Tout à fait, l'Etat détiendra dans un premier temps 60 % des sociétés aéroportuaires, le solde étant réparti à hauteur de 25 % pour les chambres de commerce et d'industrie et de 15 % pour les collectivités territoriales. C'est ce qui était prévu mais ces structures pourront évoluer ultérieurement pour laisser entrer des capitaux privés. Ce qui pourrait amener l'Etat à diminuer sa participation d'autant plus que nous avons une très forte demande des collectivités territoriales, notamment des régions qui souhaitent être très présentes dans ces sociétés.

Combien cette opération rapportera à l'Etat ?

Il est difficile de faire les comptes aujourd'hui. Tout va dépendre des perspectives économiques de ces aéroports à terme. Ce n'est qu'à ce moment là que la question se posera. D'autant qu'il y a des incertitudes sur un certain nombre d'aéroports liées au développement du TGV.

Ryanair a du quitter l'aéroport de Mulhouse suite à une plainte d'Air France. Quel est votre sentiment sur la polémique entre le développement des compagnies low cost dans les aéroports de province ?

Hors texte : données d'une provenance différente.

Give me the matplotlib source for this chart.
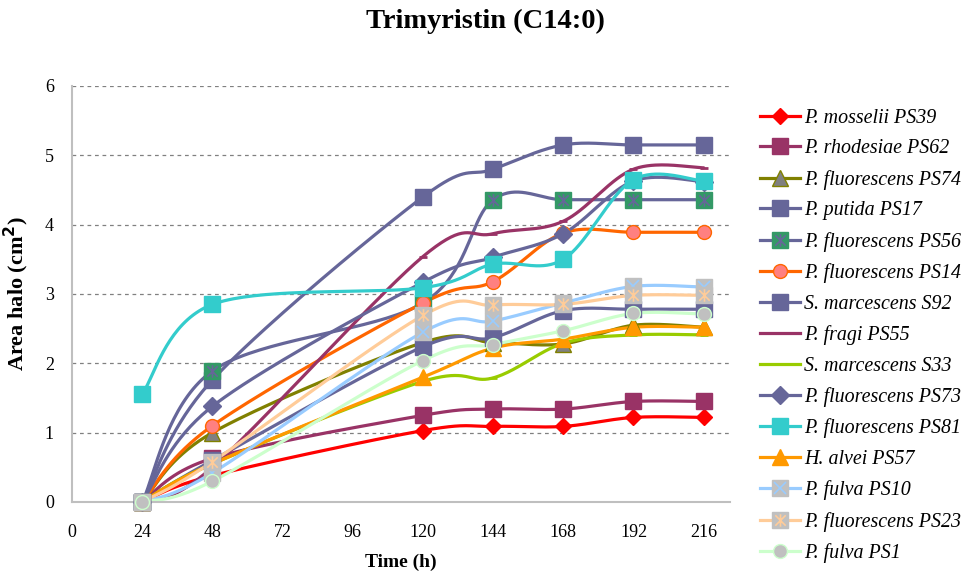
import numpy as np
import matplotlib
matplotlib.use("Agg")
import matplotlib.pyplot as plt
from matplotlib.lines import Line2D
from matplotlib.path import Path

plt.rcParams['font.family'] = ['Liberation Serif', 'DejaVu Serif']

hours = [24, 48, 120, 144, 168, 192, 216]
x_ticks = [0, 24, 48, 72, 96, 120, 144, 168, 192, 216]
y_ticks = [0, 1, 2, 3, 4, 5, 6]

ps39 = [0, 0.38, 1.03, 1.09, 1.09, 1.22, 1.22]
ps62 = [0, 0.63, 1.25, 1.34, 1.34, 1.45, 1.45]
ps74 = [0, 1.00, 2.30, 2.30, 2.28, 2.55, 2.52]
ps17 = [0, 1.76, 4.40, 4.80, 5.15, 5.15, 5.15]
ps56 = [0, 1.89, 2.87, 4.36, 4.36, 4.36, 4.36]
ps14 = [0, 1.10, 2.87, 3.18, 3.88, 3.89, 3.89]
s92 = [0, 0.60, 2.24, 2.37, 2.76, 2.78, 2.78]
ps55 = [0, 0.50, 3.54, 3.87, 4.05, 4.80, 4.82]
s33 = [0, 0.55, 1.74, 1.79, 2.29, 2.41, 2.41]
ps73 = [0, 1.38, 3.17, 3.53, 3.87, 4.63, 4.62]
ps81 = [1.56, 2.85, 3.09, 3.43, 3.50, 4.65, 4.63]
ps57 = [0, 0.55, 1.80, 2.22, 2.35, 2.52, 2.52]
ps10 = [0, 0.42, 2.45, 2.61, 2.87, 3.11, 3.10]
ps23 = [0, 0.58, 2.69, 2.84, 2.85, 2.98, 2.98]
ps1 = [0, 0.30, 2.04, 2.27, 2.47, 2.72, 2.71]

labels = ["P. mosselii PS39", "P. rhodesiae PS62", "P. fluorescens PS74",
          "P. putida PS17", "P. fluorescens PS56", "P. fluorescens PS14",
          "S. marcescens S92", "P. fragi PS55", "S. marcescens S33",
          "P. fluorescens PS73", "P. fluorescens PS81", "H. alvei PS57",
          "P. fulva PS10", "P. fluorescens PS23", "P. fulva PS1"]
series = [ps39, ps62, ps74, ps17, ps56, ps14, s92, ps55, s33, ps73, ps81,
          ps57, ps10, ps23, ps1]

star = Path([(-1, -1), (1, 1), (-1, 1), (1, -1), (0, -1.2), (0, 1.2)],
            [Path.MOVETO, Path.LINETO, Path.MOVETO, Path.LINETO,
             Path.MOVETO, Path.LINETO])

styles = [
    dict(c='#FF0000', m='D', fc='#FF0000', ec='#FF0000', ms=8.5, ov=None),
    dict(c='#993366', m='s', fc='#993366', ec='#993366', ms=11, ov=None),
    dict(c='#808000', m='^', fc='#808080', ec='#808000', ms=11, ov=None),
    dict(c='#666699', m='s', fc='#666699', ec='#666699', ms=12, ov=None),
    dict(c='#666699', m='s', fc='#339966', ec='#339966', ms=12, ov=(star, '#666699')),
    dict(c='#FF6600', m='o', fc='#FF8080', ec='#FF6600', ms=10, ov=None),
    dict(c='#666699', m='s', fc='#666699', ec='#666699', ms=12, ov=None),
    dict(c='#993366', m='_', fc='#993366', ec='#993366', ms=6, ov=None),
    dict(c='#99CC00', m='_', fc='#99CC00', ec='#99CC00', ms=6, ov=None),
    dict(c='#666699', m='D', fc='#666699', ec='#666699', ms=9, ov=None),
    dict(c='#33CCCC', m='s', fc='#33CCCC', ec='#33CCCC', ms=11, ov=None),
    dict(c='#FF9900', m='^', fc='#FF9900', ec='#FF9900', ms=11, ov=None),
    dict(c='#99CCFF', m='s', fc='#C0C0C0', ec='#C0C0C0', ms=12, ov=('x', '#99CCFF')),
    dict(c='#FFCC99', m='s', fc='#C0C0C0', ec='#C0C0C0', ms=12, ov=(star, '#FFCC99')),
    dict(c='#CCFFCC', m='o', fc='#C0C0C0', ec='#CCFFCC', ms=10, ov=None),
]


def smooth(x, y, n=40):
    pts = np.column_stack([x, y]).astype(float)
    k = len(pts)
    xs, ys = [], []
    t = np.linspace(0, 1, n)[:, None]
    for i in range(k - 1):
        p0 = pts[max(i - 1, 0)]
        p1 = pts[i]
        p2 = pts[i + 1]
        p3 = pts[min(i + 2, k - 1)]
        c1 = p1 + (p2 - p0) / 6.0
        c2 = p2 - (p3 - p1) / 6.0
        b = ((1 - t) ** 3) * p1 + 3 * ((1 - t) ** 2) * t * c1 + \
            3 * (1 - t) * t ** 2 * c2 + t ** 3 * p2
        xs.append(b[:, 0])
        ys.append(b[:, 1])
    return np.concatenate(xs), np.concatenate(ys)


fig = plt.figure(figsize=(9.7, 5.79), dpi=100)
ax = fig.add_axes([72 / 970, 1 - 502 / 579, (730 - 72) / 970, (502 - 86) / 579])

handles = []
for vals, st, lab in zip(series, styles, labels):
    sx, sy = smooth(hours, vals)
    ax.plot(sx, sy, color=st['c'], lw=2.3, solid_capstyle='round', zorder=2)
    mew = 2 if st['m'] == '_' else 1
    ax.plot(hours, vals, ls='none', marker=st['m'], ms=st['ms'],
            mfc=st['fc'], mec=st['ec'], mew=mew, clip_on=False, zorder=3)
    h_line = Line2D([], [], color=st['c'], lw=2.3, marker=st['m'], ms=st['ms'],
                    mfc=st['fc'], mec=st['ec'], mew=mew)
    if st['ov'] is not None:
        om, oc = st['ov']
        oms = st['ms'] * 0.75
        ax.plot(hours, vals, ls='none', marker=om, ms=oms, mec=oc, mew=1.2,
                clip_on=False, zorder=3)
        h_ov = Line2D([], [], ls='none', marker=om, ms=oms, mec=oc, mew=1.2)
        handles.append((h_line, h_ov))
    else:
        handles.append(h_line)

ax.set_xlim(0, 225)
ax.set_ylim(0, 6)
ax.set_xticks(x_ticks)
ax.set_yticks(y_ticks)
ax.tick_params(axis='both', length=0, labelsize=13)
ax.tick_params(axis='x', pad=16)
ax.tick_params(axis='y', pad=13)
ax.yaxis.grid(True, color='#808080', ls=(0, (3, 3)), lw=0.9)
ax.set_axisbelow(True)
for s in ['top', 'right']:
    ax.spines[s].set_visible(False)
for s in ['left', 'bottom']:
    ax.spines[s].set_color('#BFBFBF')
    ax.spines[s].set_linewidth(1.5)

ax.set_xlabel('Time (h)', fontsize=14, fontweight='bold', labelpad=9)
ax.set_ylabel('Area halo (cm$^\\mathbf{2}$)', fontsize=16, fontweight='bold', labelpad=10)
fig.text(0.5, 1 - 21 / 579, 'Trimyristin (C14:0)', ha='center', va='center',
         fontsize=20.5, fontweight='bold')

leg = fig.legend(handles, labels, loc='upper left',
                 bbox_to_anchor=(750 / 970, 1 - 99 / 579), frameon=False,
                 prop={'style': 'italic', 'size': 14.4}, handlelength=2.0,
                 labelspacing=0.575, handletextpad=0.2, borderpad=0)

fig.savefig('out.png', dpi=100)
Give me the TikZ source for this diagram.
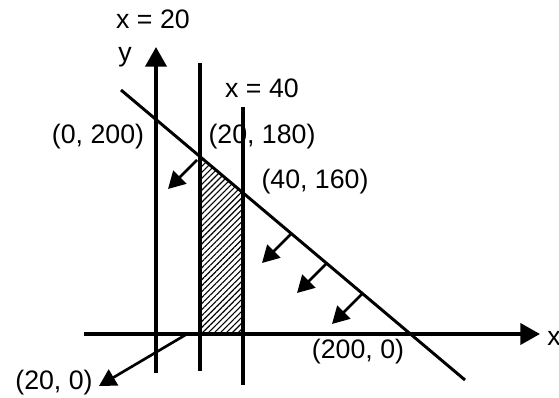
\documentclass[tikz,border=0pt]{standalone}
\usepackage{fontspec}
\setmainfont{Liberation Sans}
\usetikzlibrary{arrows.meta,patterns.meta}

\begin{document}
\begin{tikzpicture}[
    x=0.025cm, y=-0.025cm,
    lbl/.style={font=\fontsize{19}{22}\selectfont, inner sep=0pt},
    axis/.style={line width=2.6pt, -{Triangle[length=14pt,width=15pt]}},
    vline/.style={line width=2.6pt},
    cline/.style={line width=2.1pt},
    arrow/.style={line width=1.9pt, -{Triangle[length=12pt,width=13pt]}},
    region/.style={pattern={Lines[angle=45,distance=3pt,line width=0.8pt]}}
]
\useasboundingbox (0,0) rectangle (559,398);

% Feasible region
\coordinate (ra) at (200,334);
\coordinate (rb) at (243,334);
\coordinate (rc) at (243,193);
\coordinate (rd) at (200,157);
\fill[region] (ra) -- (rb) -- (rc) -- (rd) -- cycle;

% Axes
\coordinate (xl) at (84,334);
\coordinate (xr) at (540,334);
\coordinate (yb) at (156,373);
\coordinate (yt) at (156,47);
\draw[axis] (xl) -- (xr);
\draw[axis] (yb) -- (yt);

% Lines x = 20 and x = 40
\coordinate (p20b) at (200,371);
\coordinate (p20t) at (200,63);
\coordinate (p40b) at (243,385);
\coordinate (p40t) at (243,107);
\draw[vline] (p20b) -- (p20t);
\draw[vline] (p40b) -- (p40t);

% Line x + y = 200
\coordinate (lt) at (121,90);
\coordinate (lb) at (465,380);
\draw[cline] (lt) -- (lb);

% Direction arrows
\coordinate (s1) at (197,160);
\coordinate (e1) at (168,189);
\coordinate (s2) at (291,234);
\coordinate (e2) at (262,263);
\coordinate (s3) at (326,264);
\coordinate (e3) at (297,293);
\coordinate (s4) at (362,294);
\coordinate (e4) at (332,324);
\draw[arrow] (s1) -- (e1);
\draw[arrow] (s2) -- (e2);
\draw[arrow] (s3) -- (e3);
\draw[arrow] (s4) -- (e4);
\coordinate (zs) at (187,334);
\coordinate (ze) at (99,386);
\draw[arrow] (zs) -- (ze);

% Labels
\node[lbl] (lblx20) at (153,19) {x = 20};
\node[lbl] (lbly) at (125,57) {y};
\node[lbl] (lblx40) at (262,88) {x = 40};
\node[lbl] (lblp0) at (98,137) {(0, 200)};
\node[lbl] (lblp20) at (262,137) {(20, 180)};
\node[lbl] (lblp40) at (315,182) {(40, 160)};
\node[lbl] (lblp200) at (358,352) {(200, 0)};
\node[lbl] (lblz) at (54,383) {(20, 0)};
\node[lbl, anchor=west] (lblx) at (547,338) {x};

\end{tikzpicture}
\end{document}
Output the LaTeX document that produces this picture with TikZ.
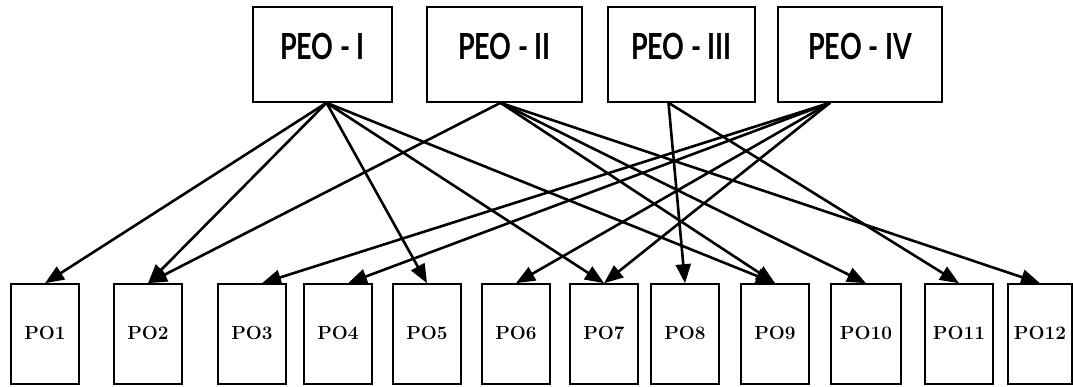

Je comprend qu'Air France défende ses intérêts. Mais il ne faut pas que la France et les voyageurs français soient interdits de compagnies à bas prix. C'est un autre service. C'est pourquoi, je conseille aux aéroports, lorsqu'ils fixent leurs tarifications, de veiller à ce que les différences de tarifs soient justifiées par des différences de prestations et à respecter les recommandations de la Commission européenne. A partir de là, il ne doit pas y avoir de difficultés juridiques.